Virtual meetings – allow one to get all the resolutions one might want at the outset, (providing there is a quorum, of course). The only immediate disadvantage is in costs; virtual meetings have to be advertised and there are going to be at least some other costs in providing the virtual service.

Up until now, I had been making what I thought was a sensible suggestion – Deemed consent for small, simple jobs, with no substantial assets or investigation needed; virtual meetings for anything else.
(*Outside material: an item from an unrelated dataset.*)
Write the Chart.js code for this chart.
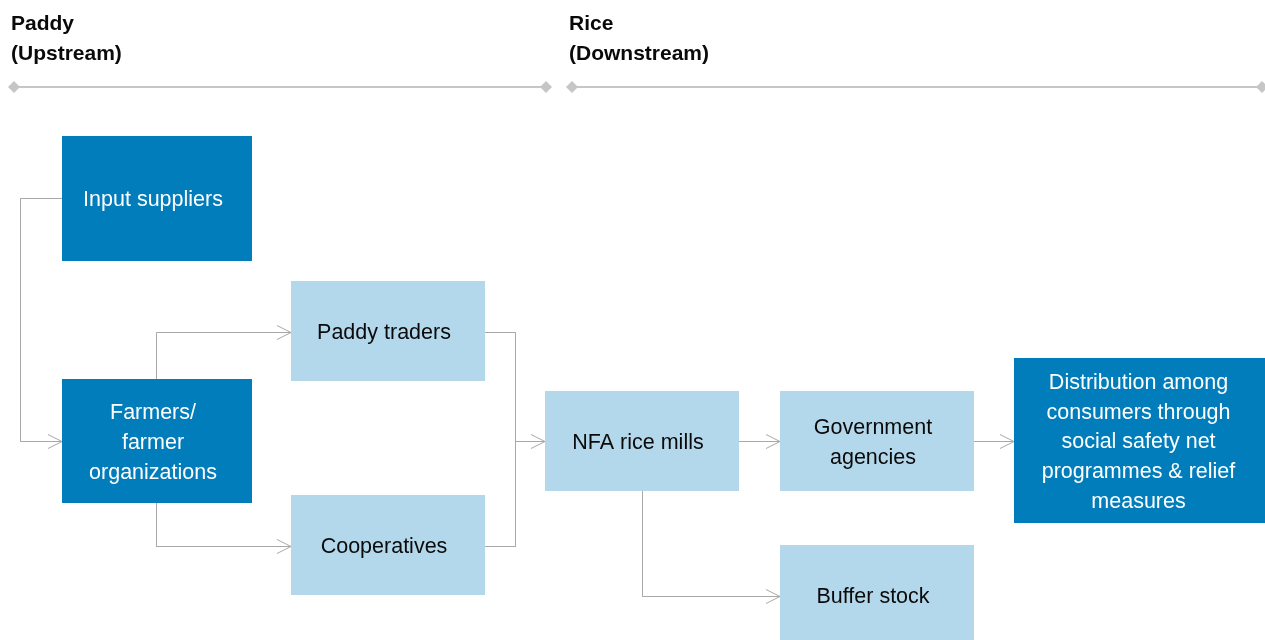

As time has passed, the potential problems with virtual meetings have been multiplying. Here are a few –

  1. The difficulties of ensuring there is a secure means of attending and voting at the same time.
  2. Extra difficulties surrounding the identification of participants – partly resolved by password access but one still needs to be careful.
  3. Finding a reliable platform or software system to do both a) and b) for attendance from all areas of the UK, regardless of quality of connection AND one which allows the voting to be completed quickly. So far, I haven’t heard of such a system that doesn’t involve prohibitive cost.
  4. Potential problems that could arise because either objections or complaints of exclusion made after the meeting could lead to reversal or variation of resolutions retrospectively (See my blog of 7 April, “Objections anyone?”).


I am recommending all my clients to use Deemed Consent in the first instance and not use virtual meetings until a reliable package comes along, and then only if their office has good broadband service. In doing so, prospective appointees should make sure their directors’ resolution contains a provision for an extra fee to be payable against costs of convening a physical meeting should that become necessary.

Of course, this does mean that one has to get one’s remuneration agreed separately, probably by correspondence, but we have been living with that issue in ADMs for several years, anyway. Not a perfect answer, I know, but the best I can give for now.